Has a water crisis touched you or your community this year? You probably know that 2016 was a big headline year for water, from California’s lingering drought to Flint’s public health disaster. Here in East Tennessee, where we rarely worry about the availability of fresh water, the idea of scarcity hit home this fall in an unprecedented way: We endured our most severe drought in nearly ten years, setting the stage for a massive wildfire that ripped through the tourist town of Gatlinburg and killed at least 14 people.
Still, while scary headlines draw national attention for a moment, do they resonate with the public as pieces of a broader pattern? It’s one thing for those of us with a commitment to the environment to wrap our heads around a water crisis — it’s another to get that message across to average consumers.
And of course, there are two big reasons to make consumers aware: As a community of responsible brands, we want to persuade them to use water wisely, and we want them to see value in our own efforts to do the right thing and be water-efficient.
As part of Shelton Group’s annual Eco Pulse™ study this year, we polled more than 2,000 Americans and Canadians to gauge their awareness of global and national water issues — and to see how those lined up with their purchases and behaviors (If you want to read more about our findings, you can download our full report here).
Our big takeaways:
- Consumers are pretty clueless about water scarcity issues. They underestimate — by a wide margin — the number of people globally who lack access to clean water (about 1 in 10). They also significantly underestimate the possibility of water shortages in their own countries, despite ongoing drought conditions in much of the United States and Canada. 71 percent said that they’d never been personally affected by a water quality or scarcity issue.
- They aren’t doing much at home to save water. If the perception is that water is never scarce, and the reality is that it’s artificially cheap, we obviously face a steep uphill battle to get people to use less. Want evidence of that? I’ll offer up consumers’ paltry record of water-conservation efforts at home. The only activity that a majority of consumers claimed to have undertaken was running only full loads of laundry (53 percent). The activities that might make the biggest difference had low adoption rates: installing a water-efficient toilet (25 percent) and buying an ENERGY STAR clothes washer (28 percent).
- Awareness of their personal water usage is low. Americans and Canadians are big water users relative to the rest of the globe, but they don’t know it. They underestimated how many gallons they use during routine activities; only 3 percent were in the correct ballpark of 100 gallons per person per day.

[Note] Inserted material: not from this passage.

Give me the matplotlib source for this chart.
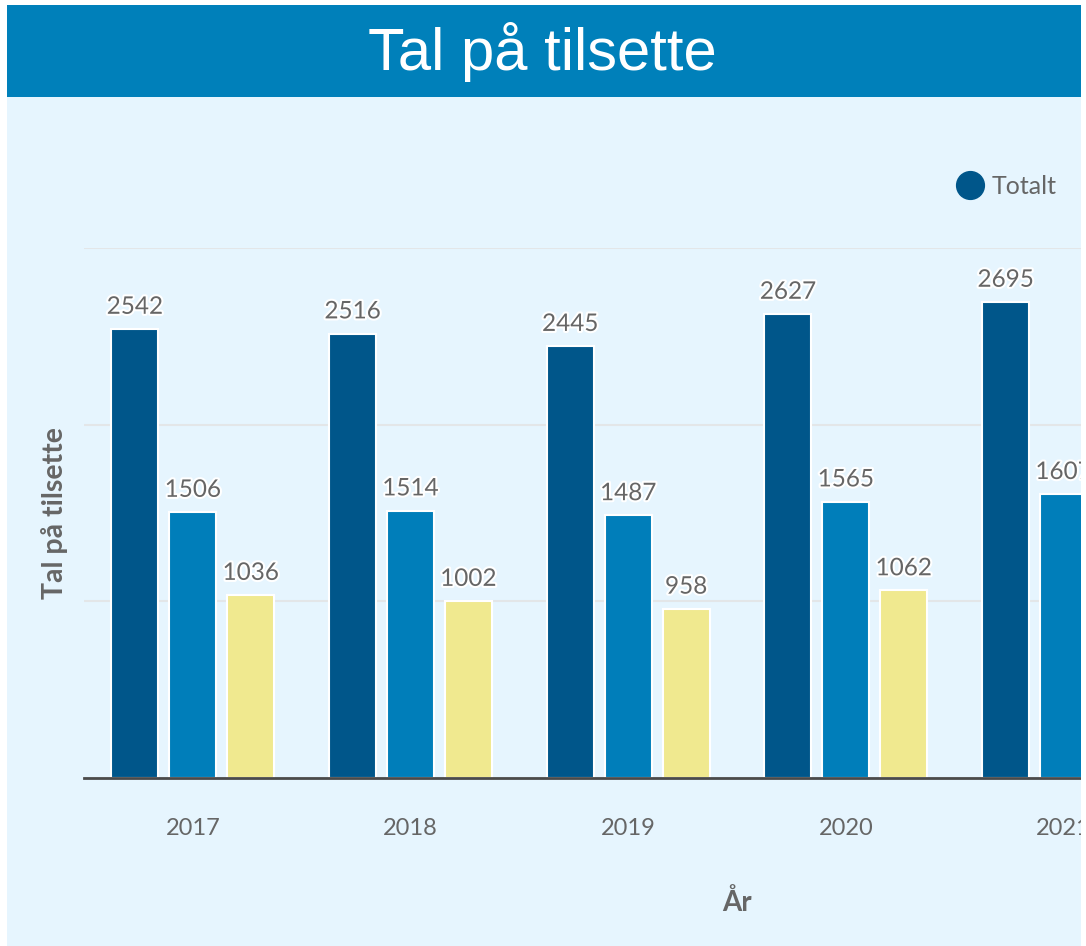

- Despite this, 61 percent say they’d like to use less. Since consumers haven’t made much of an effort thus far, big gains stand to be made. And despite their lack of depth on water quality and scarcity issues — and the fact that most of them are paying low water bills that don’t reflect the true cost of cleaning and delivering potable water — a strong majority of consumers still say they’d like to use less water. We think it’s tied to a general aversion to waste, which we see every year in our Pulse research.

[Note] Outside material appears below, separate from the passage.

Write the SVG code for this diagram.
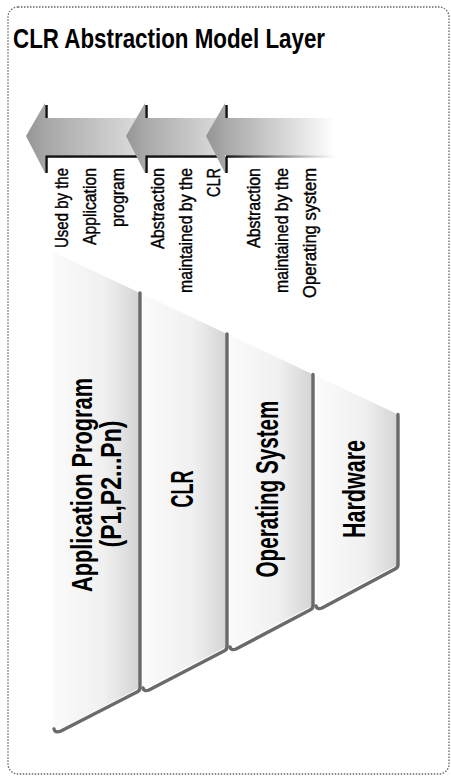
<svg xmlns="http://www.w3.org/2000/svg" width="451" height="776" viewBox="0 0 451 776">
  <style>
    .title { font-family: "Liberation Sans", Arial, sans-serif; font-size: 28px; font-weight: bold; fill: #000; }
    .note { font-family: "Liberation Sans", Arial, sans-serif; font-size: 18px; fill: #000; stroke: #000; stroke-width: 0.4; }
    .layer { font-family: "Liberation Sans", Arial, sans-serif; font-size: 32px; font-weight: bold; fill: #000; }
    .layer-sm { font-size: 29px; }
    .panel { stroke: none; }
    .edge { fill: none; stroke: #6a6a6a; stroke-width: 3.4; stroke-linejoin: round; stroke-linecap: round; }
    .shadow { fill: none; stroke: #111; stroke-width: 2.5; }
  </style>
  <defs>
    <linearGradient id="panelFill" x1="0" y1="0" x2="1" y2="0">
      <stop offset="0" stop-color="#fbfbfb"/>
      <stop offset="0.6" stop-color="#f0f0f0"/>
      <stop offset="1" stop-color="#d4d4d4"/>
    </linearGradient>
    <linearGradient id="arrow1Fill" gradientUnits="userSpaceOnUse" x1="26" y1="0" x2="140" y2="0">
      <stop offset="0" stop-color="#959595"/>
      <stop offset="0.2" stop-color="#a9a9a9"/>
      <stop offset="1" stop-color="#dcdcdc"/>
    </linearGradient>
    <linearGradient id="arrow2Fill" gradientUnits="userSpaceOnUse" x1="126" y1="0" x2="222" y2="0">
      <stop offset="0" stop-color="#959595"/>
      <stop offset="0.2" stop-color="#a9a9a9"/>
      <stop offset="1" stop-color="#dcdcdc"/>
    </linearGradient>
    <linearGradient id="arrow3Fill" gradientUnits="userSpaceOnUse" x1="206" y1="0" x2="335" y2="0">
      <stop offset="0" stop-color="#959595"/>
      <stop offset="0.16" stop-color="#a9a9a9"/>
      <stop offset="1" stop-color="#ffffff"/>
    </linearGradient>
    <linearGradient id="arrow3Shadow" gradientUnits="userSpaceOnUse" x1="225" y1="0" x2="335" y2="0">
      <stop offset="0" stop-color="#111"/>
      <stop offset="1" stop-color="#111" stop-opacity="0"/>
    </linearGradient>
  </defs>

  <!-- frame -->
  <rect x="8" y="7" width="441" height="767" rx="10" ry="10" fill="#fff" stroke="#666" stroke-width="1.3" stroke-dasharray="1.5 1.5"/>

  <g id="title">
    <text class="title" x="13" y="48" textLength="312" lengthAdjust="spacingAndGlyphs">CLR Abstraction Model Layer</text>
  </g>

  <!-- block arrows pointing left (towards the application) -->
  <g id="connectors">
    <g id="arrow-app">
      <path d="M26,136 L45,103 L45,118 L140,118 L140,155 L45,155 L45,173 Z" fill="url(#arrow1Fill)"/>
      <path class="shadow" d="M46.5,105 L46.5,118"/>
      <path class="shadow" d="M46.5,173 L46.5,156.5 L140,156.5"/>
    </g>
    <g id="arrow-clr">
      <path d="M126,136 L145,103 L145,118 L222,118 L222,155 L145,155 L145,173 Z" fill="url(#arrow2Fill)"/>
      <path class="shadow" d="M146.5,105 L146.5,118"/>
      <path class="shadow" d="M146.5,173 L146.5,156.5 L222,156.5"/>
    </g>
    <g id="arrow-os">
      <path d="M206,136 L225,103 L225,118 L335,118 L335,155 L225,155 L225,173 Z" fill="url(#arrow3Fill)"/>
      <path class="shadow" d="M226.5,105 L226.5,118"/>
      <path class="shadow" d="M226.5,173 L226.5,156.5" />
      <path d="M226,156.5 L335,156.5" fill="none" stroke="url(#arrow3Shadow)" stroke-width="2.5"/>
    </g>
  </g>

  <!-- arrow captions, rotated to read bottom-up -->
  <g id="note-app" class="note" text-anchor="end">
    <text transform="translate(68,168) rotate(-90)" textLength="80" lengthAdjust="spacingAndGlyphs">Used by the</text>
    <text transform="translate(96,168) rotate(-90)" textLength="77" lengthAdjust="spacingAndGlyphs">Application</text>
    <text transform="translate(124,168) rotate(-90)" textLength="59" lengthAdjust="spacingAndGlyphs">program</text>
  </g>
  <g id="note-clr" class="note" text-anchor="end">
    <text transform="translate(164,168) rotate(-90)" textLength="81" lengthAdjust="spacingAndGlyphs">Abstraction</text>
    <text transform="translate(192,168) rotate(-90)" textLength="125" lengthAdjust="spacingAndGlyphs">maintained by the</text>
    <text transform="translate(220,168) rotate(-90)" textLength="29" lengthAdjust="spacingAndGlyphs">CLR</text>
  </g>
  <g id="note-os" class="note" text-anchor="end">
    <text transform="translate(260,168) rotate(-90)" textLength="80" lengthAdjust="spacingAndGlyphs">Abstraction</text>
    <text transform="translate(288,168) rotate(-90)" textLength="125" lengthAdjust="spacingAndGlyphs">maintained by the</text>
    <text transform="translate(316,168) rotate(-90)" textLength="130" lengthAdjust="spacingAndGlyphs">Operating system</text>
  </g>

  <!-- layers, narrowing towards the hardware -->
  <g id="layer-app">
    <path class="panel" fill="url(#panelFill)" d="M53,252 L139,292.5 L139,688 L60,729 Q54,732 53,726 Z"/>
    <path class="edge" d="M140,293 L140,688 Q140,690.5 137,692 L61,731 Q55,733.5 54,729"/>
    <text class="layer layer-sm" text-anchor="middle" transform="translate(92,485) rotate(-90)" textLength="214" lengthAdjust="spacingAndGlyphs">Application Program</text>
    <text class="layer layer-sm" text-anchor="middle" transform="translate(121,484) rotate(-90)" textLength="127" lengthAdjust="spacingAndGlyphs">(P1,P2...Pn)</text>
  </g>
  <g id="layer-clr">
    <path class="panel" fill="url(#panelFill)" d="M143,294.3 L226,333.5 L226,647 L149,686 Q143,689 143,684 Z"/>
    <path class="edge" d="M227,334 L227,647 Q227,649.5 224,651 L149,690 Q144,692 143,688"/>
    <text class="layer" text-anchor="middle" transform="translate(193,489) rotate(-90)" textLength="37" lengthAdjust="spacingAndGlyphs">CLR</text>
  </g>
  <g id="layer-os">
    <path class="panel" fill="url(#panelFill)" d="M230,335.2 L312,374 L312,606 L236,645 Q230,648 230,643 Z"/>
    <path class="edge" d="M313,374.5 L313,606 Q313,608.5 310,610 L236,649 Q231,651 230,647"/>
    <text class="layer" text-anchor="middle" transform="translate(278,489) rotate(-90)" textLength="177" lengthAdjust="spacingAndGlyphs">Operating System</text>
  </g>
  <g id="layer-hw">
    <path class="panel" fill="url(#panelFill)" d="M316,375.6 L397,414 L397,565 L322,604 Q316,607 316,602 Z"/>
    <path class="edge" d="M398,414.5 L398,565 Q398,567.5 395,569 L322,608 Q317,610 316,606"/>
    <text class="layer" text-anchor="middle" transform="translate(365,489) rotate(-90)" textLength="98" lengthAdjust="spacingAndGlyphs">Hardware</text>
  </g>
</svg>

- Consumers are willing to pull together as a community to save water. We tested different types of messaging that might move consumers to take action, and altruistic options fell far behind personal benefits (such as savings or an appeal to “smart” behavior that strokes the ego). But when we dug a little deeper, asking questions about whether California did the right thing by issuing a conservation mandate during its water crisis (88 percent said yes) and whether it was the right thing to do to reduce water use during a drought (75 percent said yes), we saw strong prosocial sentiment that belied their messaging preferences.
- By the way: Don’t count on Millennials to be water-responsible. They have a reputation for supporting environmental causes, but this generation falls way behind its peers in terms of water conservation. They make up the largest group of home buyers, but they were less likely than others to expect water-efficient features in those homes. And the prosocial sentiment we mentioned above? It was noticeably less pronounced in Millennials — only 62 percent thought they should reduce their water use during a drought (vs. 75 percent of the total population). This group may need a larger, more targeted push to get moving in the right direction.

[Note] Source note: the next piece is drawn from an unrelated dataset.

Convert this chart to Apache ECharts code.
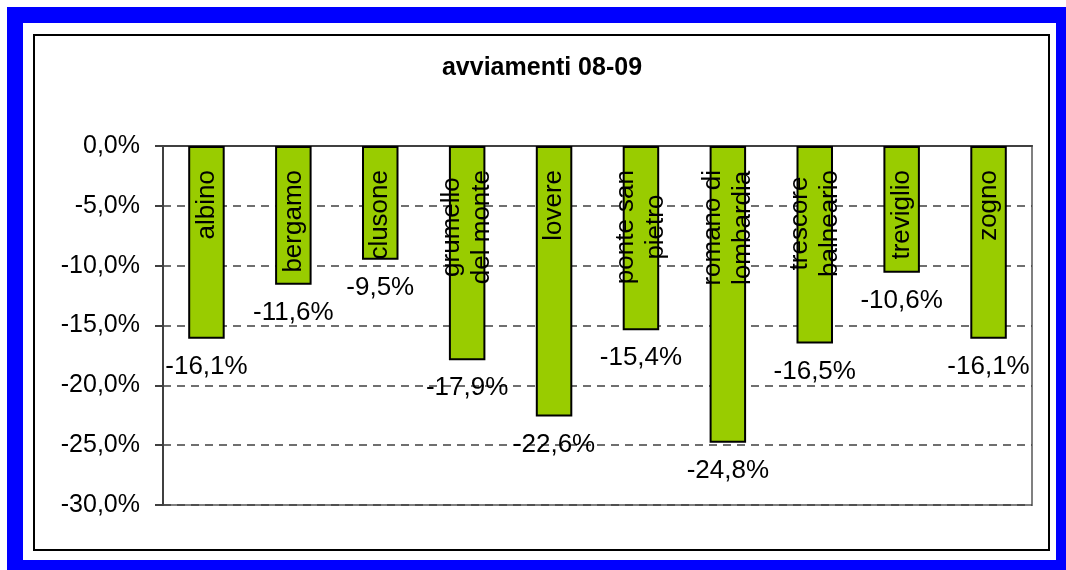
<!DOCTYPE html>
<html>
<head>
<meta charset="utf-8">
<script src="https://cdn.jsdelivr.net/npm/echarts@6/dist/echarts.min.js"></script>
<style>
  html, body { margin: 0; padding: 0; width: 1066px; height: 570px; overflow: hidden; background: #fff; }
  .frame { position: absolute; left: 7px; top: 7px; width: 1065px; height: 569px; box-sizing: border-box; border: 16px solid #0000ff; }
  .inner { position: absolute; left: 33px; top: 34px; width: 1017px; height: 517px; box-sizing: border-box; border: 2px solid #000; }
  #chart { position: absolute; left: 0; top: 0; width: 1066px; height: 570px; }
</style>
</head>
<body>
<div class="frame"></div>
<div class="inner"></div>
<div id="chart"></div>
<script>
// dati
const categories = ['albino', 'bergamo', 'clusone', 'grumello\ndel monte', 'lovere',
  'ponte san\npietro', 'romano di\nlombardia', 'trescore\nbalneario', 'treviglio', 'zogno'];
const values = [-16.1, -11.6, -9.5, -17.9, -22.6, -15.4, -24.8, -16.5, -10.6, -16.1];
const yTicks = [-30, -25, -20, -15, -10, -5, 0];

const fontName = '"Liberation Sans", Arial, sans-serif';
const fmt = v => v.toFixed(1).replace('.', ',') + '%';

// misura testo per posizionare le etichette ruotate
const ctx = document.createElement('canvas').getContext('2d');
ctx.font = '26px ' + fontName;
const textLen = s => Math.max(...s.split('\n').map(t => ctx.measureText(t).width));

const chart = echarts.init(document.getElementById('chart'));
chart.setOption({
  backgroundColor: 'transparent',
  animation: false,
  title: {
    text: 'avviamenti 08-09',
    left: 537,
    textAlign: 'center',
    top: 51,
    textStyle: { fontFamily: fontName, fontWeight: 'bold', fontSize: 25, color: '#000' }
  },
  grid: {
    left: 163, top: 146, right: 34, bottom: 65,
    show: true, borderColor: '#808080', borderWidth: 2
  },
  xAxis: {
    type: 'category',
    position: 'top',
    data: categories,
    axisLine: { lineStyle: { color: '#404040', width: 2 } },
    axisTick: { inside: true, length: 8, lineStyle: { color: '#404040', width: 2 } },
    axisLabel: { show: false }
  },
  yAxis: {
    type: 'value',
    min: yTicks[0],
    max: yTicks[yTicks.length - 1],
    interval: 5,
    axisLine: { show: true, lineStyle: { color: '#404040', width: 2 } },
    axisTick: { show: true, length: 8, lineStyle: { color: '#404040', width: 2 } },
    axisLabel: { margin: 23, fontFamily: fontName, fontSize: 25, color: '#000', formatter: fmt },
    splitLine: { lineStyle: { color: '#404040', width: 1.5, type: [8, 6] } }
  },
  series: [
    {
      type: 'bar',
      data: values,
      barWidth: '42%',
      itemStyle: { color: '#99cc00', borderColor: '#000', borderWidth: 2 },
      label: {
        show: true,
        position: 'bottom',
        distance: 15,
        fontFamily: fontName, fontSize: 26, color: '#000',
        formatter: p => fmt(p.value)
      },
      z: 2
    },
    {
      type: 'bar',
      barGap: '-100%',
      barWidth: '42%',
      data: values.map((v, i) => ({
        value: v,
        label: { position: ['50%', 24 + textLen(categories[i]) / 2] }
      })),
      itemStyle: { color: 'transparent' },
      label: {
        show: true,
        rotate: 90,
        align: 'center',
        verticalAlign: 'middle',
        lineHeight: 30,
        fontFamily: fontName, fontSize: 26, color: '#000',
        formatter: p => categories[p.dataIndex]
      },
      z: 3
    }
  ]
});
</script>
</body>
</html>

- Consumers do appear to place some value on corporate water conservation. We presented respondents with a list of eight different sustainability initiatives for each of three hypothetical companies (a laptop manufacturer, a beverage maker, and a maker of sinks, tubs and toilets). One of those activities was related to saving water. We asked respondents to rank the initiatives in order of importance and found that water consistently did well, but most clearly for the company with the water-centric focus (beverages). We think that consumers not only hate waste, but they love the idea of companies being responsible for saving water — mainly so they don’t have to do it themselves. This point may be helpful as you’re crafting your organization’s water-efficiency story.
We think it’s high time for smart education on this issue — done in a way that taps underlying emotional drivers that make water conservation feel real, personal, and self-affirming. The water crisis isn’t going away anytime soon. To deal with it effectively, you need to get consumers on board.